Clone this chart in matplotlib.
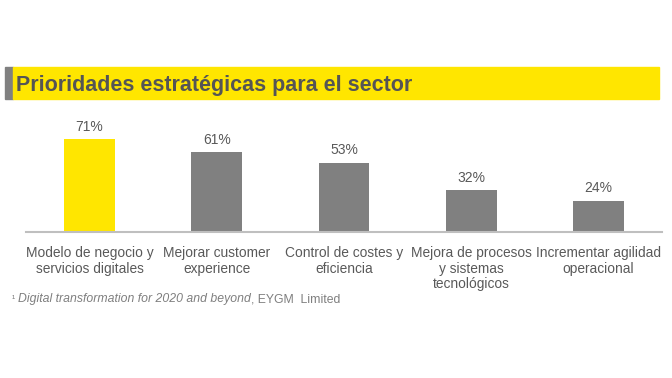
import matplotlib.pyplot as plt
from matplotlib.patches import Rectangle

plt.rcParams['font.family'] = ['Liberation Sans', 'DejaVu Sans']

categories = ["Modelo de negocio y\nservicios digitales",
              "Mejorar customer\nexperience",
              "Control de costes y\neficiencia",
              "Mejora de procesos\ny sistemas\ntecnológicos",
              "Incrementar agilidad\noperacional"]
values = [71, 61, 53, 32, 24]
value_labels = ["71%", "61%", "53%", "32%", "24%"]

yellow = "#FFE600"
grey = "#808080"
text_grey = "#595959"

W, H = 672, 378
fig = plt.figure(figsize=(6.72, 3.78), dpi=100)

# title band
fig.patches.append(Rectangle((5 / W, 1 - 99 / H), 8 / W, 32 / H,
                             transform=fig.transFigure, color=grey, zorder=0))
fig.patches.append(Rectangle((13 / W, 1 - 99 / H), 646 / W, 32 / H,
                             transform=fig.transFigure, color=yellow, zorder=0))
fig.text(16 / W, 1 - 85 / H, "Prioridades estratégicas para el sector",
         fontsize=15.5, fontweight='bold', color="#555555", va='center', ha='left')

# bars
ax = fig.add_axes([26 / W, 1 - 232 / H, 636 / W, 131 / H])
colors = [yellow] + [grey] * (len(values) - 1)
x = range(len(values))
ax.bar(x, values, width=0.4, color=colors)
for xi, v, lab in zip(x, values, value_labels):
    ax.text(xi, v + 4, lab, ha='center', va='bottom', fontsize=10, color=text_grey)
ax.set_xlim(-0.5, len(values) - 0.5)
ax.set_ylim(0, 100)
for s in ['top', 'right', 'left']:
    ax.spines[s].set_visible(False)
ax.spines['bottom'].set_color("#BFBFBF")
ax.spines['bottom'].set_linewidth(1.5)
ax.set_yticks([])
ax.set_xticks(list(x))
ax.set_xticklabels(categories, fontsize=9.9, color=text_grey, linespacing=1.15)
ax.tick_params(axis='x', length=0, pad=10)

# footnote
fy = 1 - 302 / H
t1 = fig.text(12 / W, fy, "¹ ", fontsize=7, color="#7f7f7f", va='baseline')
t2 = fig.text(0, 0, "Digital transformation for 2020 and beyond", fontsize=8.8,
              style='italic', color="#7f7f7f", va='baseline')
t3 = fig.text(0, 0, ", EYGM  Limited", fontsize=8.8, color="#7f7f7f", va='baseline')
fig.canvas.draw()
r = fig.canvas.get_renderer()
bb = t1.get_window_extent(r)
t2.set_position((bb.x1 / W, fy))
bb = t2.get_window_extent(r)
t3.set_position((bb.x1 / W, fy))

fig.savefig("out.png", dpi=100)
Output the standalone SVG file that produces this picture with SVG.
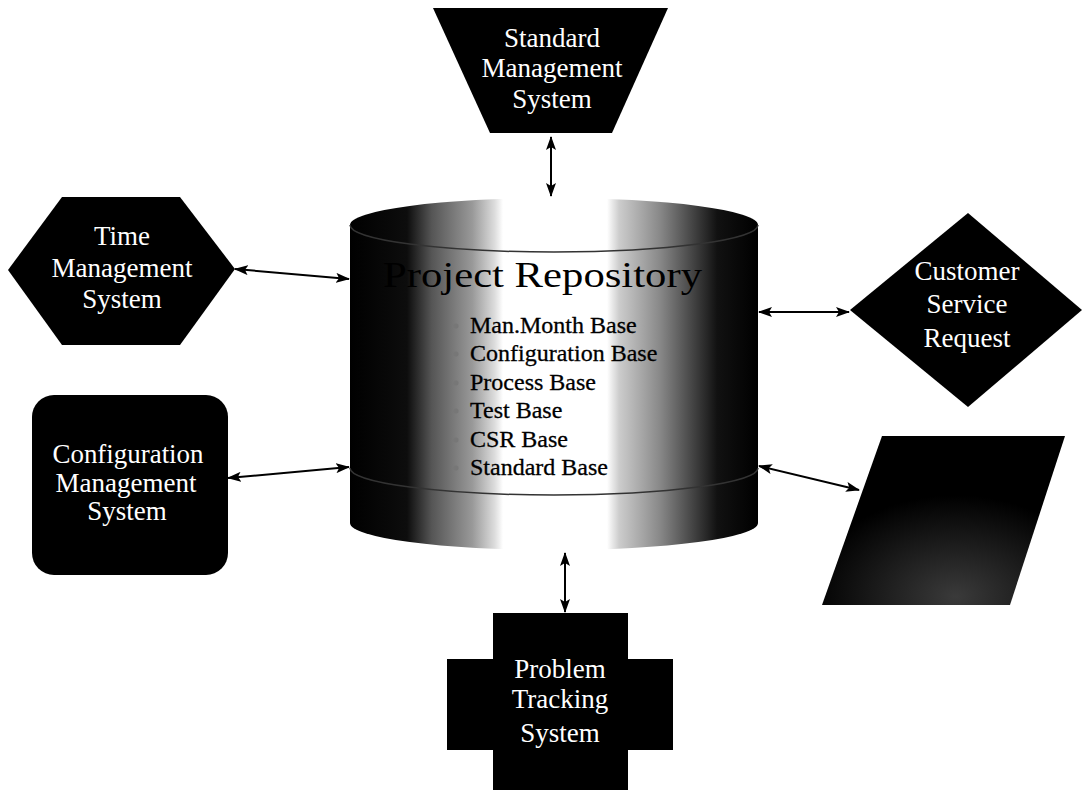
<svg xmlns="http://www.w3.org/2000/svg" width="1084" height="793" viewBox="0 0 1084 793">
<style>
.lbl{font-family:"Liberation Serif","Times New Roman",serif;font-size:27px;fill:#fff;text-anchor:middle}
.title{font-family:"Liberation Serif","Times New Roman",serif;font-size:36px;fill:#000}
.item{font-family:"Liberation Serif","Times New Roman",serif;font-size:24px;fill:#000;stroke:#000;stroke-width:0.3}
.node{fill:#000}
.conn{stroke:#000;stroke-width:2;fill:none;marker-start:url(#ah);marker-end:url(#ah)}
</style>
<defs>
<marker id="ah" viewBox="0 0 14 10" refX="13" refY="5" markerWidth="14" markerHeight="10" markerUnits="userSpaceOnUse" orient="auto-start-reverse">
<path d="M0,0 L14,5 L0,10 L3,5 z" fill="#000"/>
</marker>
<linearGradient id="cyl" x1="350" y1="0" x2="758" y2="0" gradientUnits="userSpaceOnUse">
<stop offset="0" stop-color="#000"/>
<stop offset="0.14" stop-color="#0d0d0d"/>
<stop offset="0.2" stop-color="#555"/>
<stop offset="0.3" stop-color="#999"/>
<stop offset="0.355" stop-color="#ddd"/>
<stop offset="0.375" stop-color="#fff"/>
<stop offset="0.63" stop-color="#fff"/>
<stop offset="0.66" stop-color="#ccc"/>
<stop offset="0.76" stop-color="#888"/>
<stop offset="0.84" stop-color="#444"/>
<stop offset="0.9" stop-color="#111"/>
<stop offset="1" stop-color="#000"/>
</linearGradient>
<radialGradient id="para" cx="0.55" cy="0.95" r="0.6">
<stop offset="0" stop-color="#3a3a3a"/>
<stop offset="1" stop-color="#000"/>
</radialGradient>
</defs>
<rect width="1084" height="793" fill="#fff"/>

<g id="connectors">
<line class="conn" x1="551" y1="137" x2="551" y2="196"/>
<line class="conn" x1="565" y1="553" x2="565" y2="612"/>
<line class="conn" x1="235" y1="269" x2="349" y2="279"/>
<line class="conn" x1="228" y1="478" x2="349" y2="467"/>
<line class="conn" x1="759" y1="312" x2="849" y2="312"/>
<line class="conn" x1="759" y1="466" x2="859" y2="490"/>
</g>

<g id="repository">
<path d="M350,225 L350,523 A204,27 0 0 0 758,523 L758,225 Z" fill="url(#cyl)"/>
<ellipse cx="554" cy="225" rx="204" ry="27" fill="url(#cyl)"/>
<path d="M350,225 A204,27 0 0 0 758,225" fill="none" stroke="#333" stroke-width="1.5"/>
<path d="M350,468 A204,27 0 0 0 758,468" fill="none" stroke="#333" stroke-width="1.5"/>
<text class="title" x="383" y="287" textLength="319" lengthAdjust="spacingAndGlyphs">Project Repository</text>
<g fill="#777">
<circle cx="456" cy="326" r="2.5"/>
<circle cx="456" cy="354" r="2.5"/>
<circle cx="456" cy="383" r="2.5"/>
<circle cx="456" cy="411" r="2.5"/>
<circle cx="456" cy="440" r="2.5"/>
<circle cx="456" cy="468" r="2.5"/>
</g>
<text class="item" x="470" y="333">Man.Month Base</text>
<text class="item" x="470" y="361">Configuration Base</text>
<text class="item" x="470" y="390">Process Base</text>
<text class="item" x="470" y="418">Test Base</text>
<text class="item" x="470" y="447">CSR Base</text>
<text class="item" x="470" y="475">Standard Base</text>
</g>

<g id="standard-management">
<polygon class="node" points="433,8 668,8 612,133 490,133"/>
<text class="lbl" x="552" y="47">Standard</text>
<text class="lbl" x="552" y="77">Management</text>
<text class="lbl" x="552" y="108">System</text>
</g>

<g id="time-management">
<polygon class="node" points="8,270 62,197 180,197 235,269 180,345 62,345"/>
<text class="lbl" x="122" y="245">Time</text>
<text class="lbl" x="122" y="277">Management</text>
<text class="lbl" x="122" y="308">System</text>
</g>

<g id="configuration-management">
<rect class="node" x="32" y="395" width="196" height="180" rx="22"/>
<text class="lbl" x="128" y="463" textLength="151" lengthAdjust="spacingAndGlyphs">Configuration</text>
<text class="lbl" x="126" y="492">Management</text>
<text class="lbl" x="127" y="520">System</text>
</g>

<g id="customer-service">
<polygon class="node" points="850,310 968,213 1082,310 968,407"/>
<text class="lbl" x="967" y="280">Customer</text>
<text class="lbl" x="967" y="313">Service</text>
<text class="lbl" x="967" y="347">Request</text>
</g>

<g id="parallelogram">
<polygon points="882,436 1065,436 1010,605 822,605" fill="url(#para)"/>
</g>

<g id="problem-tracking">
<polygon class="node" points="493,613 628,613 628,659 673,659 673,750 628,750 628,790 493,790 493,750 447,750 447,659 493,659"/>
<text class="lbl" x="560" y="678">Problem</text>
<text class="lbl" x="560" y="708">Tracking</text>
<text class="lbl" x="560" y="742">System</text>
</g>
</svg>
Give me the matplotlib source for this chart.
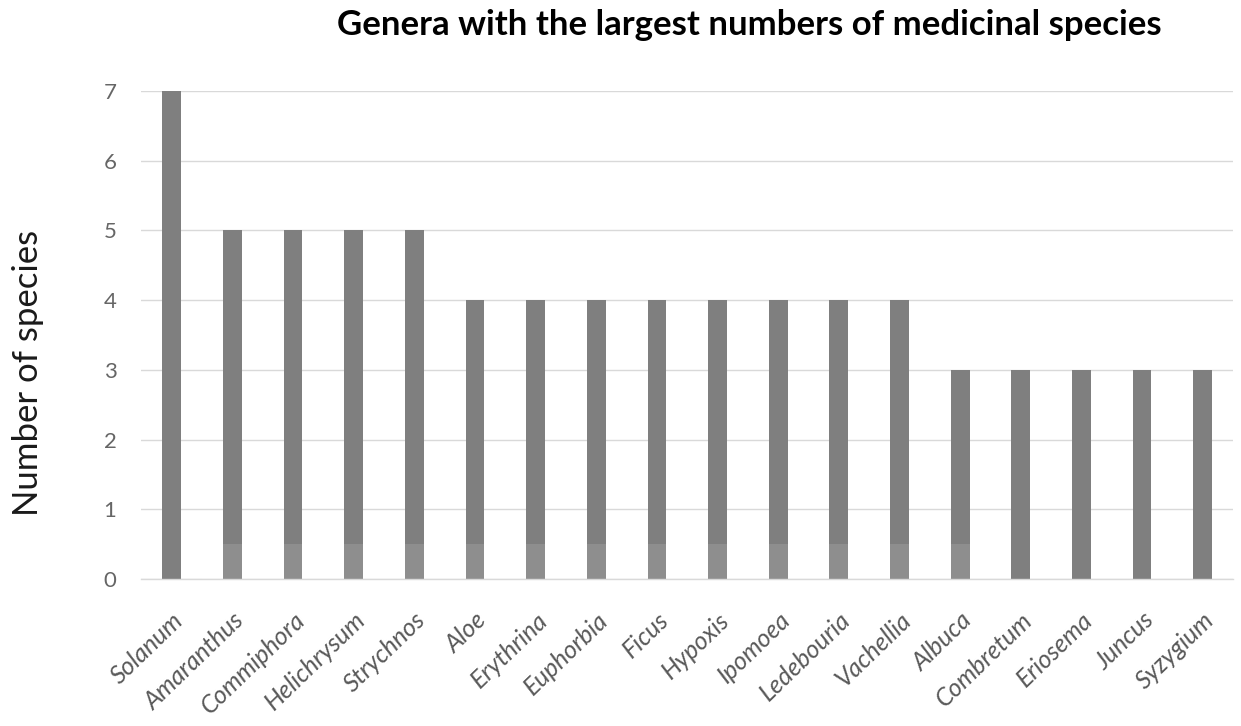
------------------------------
STATED EXERCISE – Exclude the pictures, and transcribe all of the material exactly.

RESPONSE TO THE TASK –
Clone this chart in matplotlib.
import matplotlib.pyplot as plt
from matplotlib.patches import Rectangle

plt.rcParams['font.family'] = ['Liberation Sans', 'DejaVu Sans']

categories = ["Modelo de negocio y\nservicios digitales",
              "Mejorar customer\nexperience",
              "Control de costes y\neficiencia",
              "Mejora de procesos\ny sistemas\ntecnológicos",
              "Incrementar agilidad\noperacional"]
values = [71, 61, 53, 32, 24]
value_labels = ["71%", "61%", "53%", "32%", "24%"]

yellow = "#FFE600"
grey = "#808080"
text_grey = "#595959"

W, H = 672, 378
fig = plt.figure(figsize=(6.72, 3.78), dpi=100)

# title band
fig.patches.append(Rectangle((5 / W, 1 - 99 / H), 8 / W, 32 / H,
                             transform=fig.transFigure, color=grey, zorder=0))
fig.patches.append(Rectangle((13 / W, 1 - 99 / H), 646 / W, 32 / H,
                             transform=fig.transFigure, color=yellow, zorder=0))
fig.text(16 / W, 1 - 85 / H, "Prioridades estratégicas para el sector",
         fontsize=15.5, fontweight='bold', color="#555555", va='center', ha='left')

# bars
ax = fig.add_axes([26 / W, 1 - 232 / H, 636 / W, 131 / H])
colors = [yellow] + [grey] * (len(values) - 1)
x = range(len(values))
ax.bar(x, values, width=0.4, color=colors)
for xi, v, lab in zip(x, values, value_labels):
    ax.text(xi, v + 4, lab, ha='center', va='bottom', fontsize=10, color=text_grey)
ax.set_xlim(-0.5, len(values) - 0.5)
ax.set_ylim(0, 100)
for s in ['top', 'right', 'left']:
    ax.spines[s].set_visible(False)
ax.spines['bottom'].set_color("#BFBFBF")
ax.spines['bottom'].set_linewidth(1.5)
ax.set_yticks([])
ax.set_xticks(list(x))
ax.set_xticklabels(categories, fontsize=9.9, color=text_grey, linespacing=1.15)
ax.tick_params(axis='x', length=0, pad=10)

# footnote
fy = 1 - 302 / H
t1 = fig.text(12 / W, fy, "¹ ", fontsize=7, color="#7f7f7f", va='baseline')
t2 = fig.text(0, 0, "Digital transformation for 2020 and beyond", fontsize=8.8,
              style='italic', color="#7f7f7f", va='baseline')
t3 = fig.text(0, 0, ", EYGM  Limited", fontsize=8.8, color="#7f7f7f", va='baseline')
fig.canvas.draw()
r = fig.canvas.get_renderer()
bb = t1.get_window_extent(r)
t2.set_position((bb.x1 / W, fy))
bb = t2.get_window_extent(r)
t3.set_position((bb.x1 / W, fy))

fig.savefig("out.png", dpi=100)
Output the standalone SVG file that produces this picture with SVG.
<svg xmlns="http://www.w3.org/2000/svg" width="1084" height="793" viewBox="0 0 1084 793">
<style>
.lbl{font-family:"Liberation Serif","Times New Roman",serif;font-size:27px;fill:#fff;text-anchor:middle}
.title{font-family:"Liberation Serif","Times New Roman",serif;font-size:36px;fill:#000}
.item{font-family:"Liberation Serif","Times New Roman",serif;font-size:24px;fill:#000;stroke:#000;stroke-width:0.3}
.node{fill:#000}
.conn{stroke:#000;stroke-width:2;fill:none;marker-start:url(#ah);marker-end:url(#ah)}
</style>
<defs>
<marker id="ah" viewBox="0 0 14 10" refX="13" refY="5" markerWidth="14" markerHeight="10" markerUnits="userSpaceOnUse" orient="auto-start-reverse">
<path d="M0,0 L14,5 L0,10 L3,5 z" fill="#000"/>
</marker>
<linearGradient id="cyl" x1="350" y1="0" x2="758" y2="0" gradientUnits="userSpaceOnUse">
<stop offset="0" stop-color="#000"/>
<stop offset="0.14" stop-color="#0d0d0d"/>
<stop offset="0.2" stop-color="#555"/>
<stop offset="0.3" stop-color="#999"/>
<stop offset="0.355" stop-color="#ddd"/>
<stop offset="0.375" stop-color="#fff"/>
<stop offset="0.63" stop-color="#fff"/>
<stop offset="0.66" stop-color="#ccc"/>
<stop offset="0.76" stop-color="#888"/>
<stop offset="0.84" stop-color="#444"/>
<stop offset="0.9" stop-color="#111"/>
<stop offset="1" stop-color="#000"/>
</linearGradient>
<radialGradient id="para" cx="0.55" cy="0.95" r="0.6">
<stop offset="0" stop-color="#3a3a3a"/>
<stop offset="1" stop-color="#000"/>
</radialGradient>
</defs>
<rect width="1084" height="793" fill="#fff"/>

<g id="connectors">
<line class="conn" x1="551" y1="137" x2="551" y2="196"/>
<line class="conn" x1="565" y1="553" x2="565" y2="612"/>
<line class="conn" x1="235" y1="269" x2="349" y2="279"/>
<line class="conn" x1="228" y1="478" x2="349" y2="467"/>
<line class="conn" x1="759" y1="312" x2="849" y2="312"/>
<line class="conn" x1="759" y1="466" x2="859" y2="490"/>
</g>

<g id="repository">
<path d="M350,225 L350,523 A204,27 0 0 0 758,523 L758,225 Z" fill="url(#cyl)"/>
<ellipse cx="554" cy="225" rx="204" ry="27" fill="url(#cyl)"/>
<path d="M350,225 A204,27 0 0 0 758,225" fill="none" stroke="#333" stroke-width="1.5"/>
<path d="M350,468 A204,27 0 0 0 758,468" fill="none" stroke="#333" stroke-width="1.5"/>
<text class="title" x="383" y="287" textLength="319" lengthAdjust="spacingAndGlyphs">Project Repository</text>
<g fill="#777">
<circle cx="456" cy="326" r="2.5"/>
<circle cx="456" cy="354" r="2.5"/>
<circle cx="456" cy="383" r="2.5"/>
<circle cx="456" cy="411" r="2.5"/>
<circle cx="456" cy="440" r="2.5"/>
<circle cx="456" cy="468" r="2.5"/>
</g>
<text class="item" x="470" y="333">Man.Month Base</text>
<text class="item" x="470" y="361">Configuration Base</text>
<text class="item" x="470" y="390">Process Base</text>
<text class="item" x="470" y="418">Test Base</text>
<text class="item" x="470" y="447">CSR Base</text>
<text class="item" x="470" y="475">Standard Base</text>
</g>

<g id="standard-management">
<polygon class="node" points="433,8 668,8 612,133 490,133"/>
<text class="lbl" x="552" y="47">Standard</text>
<text class="lbl" x="552" y="77">Management</text>
<text class="lbl" x="552" y="108">System</text>
</g>

<g id="time-management">
<polygon class="node" points="8,270 62,197 180,197 235,269 180,345 62,345"/>
<text class="lbl" x="122" y="245">Time</text>
<text class="lbl" x="122" y="277">Management</text>
<text class="lbl" x="122" y="308">System</text>
</g>

<g id="configuration-management">
<rect class="node" x="32" y="395" width="196" height="180" rx="22"/>
<text class="lbl" x="128" y="463" textLength="151" lengthAdjust="spacingAndGlyphs">Configuration</text>
<text class="lbl" x="126" y="492">Management</text>
<text class="lbl" x="127" y="520">System</text>
</g>

<g id="customer-service">
<polygon class="node" points="850,310 968,213 1082,310 968,407"/>
<text class="lbl" x="967" y="280">Customer</text>
<text class="lbl" x="967" y="313">Service</text>
<text class="lbl" x="967" y="347">Request</text>
</g>

<g id="parallelogram">
<polygon points="882,436 1065,436 1010,605 822,605" fill="url(#para)"/>
</g>

<g id="problem-tracking">
<polygon class="node" points="493,613 628,613 628,659 673,659 673,750 628,750 628,790 493,790 493,750 447,750 447,659 493,659"/>
<text class="lbl" x="560" y="678">Problem</text>
<text class="lbl" x="560" y="708">Tracking</text>
<text class="lbl" x="560" y="742">System</text>
</g>
</svg>
Give me the matplotlib source for this chart.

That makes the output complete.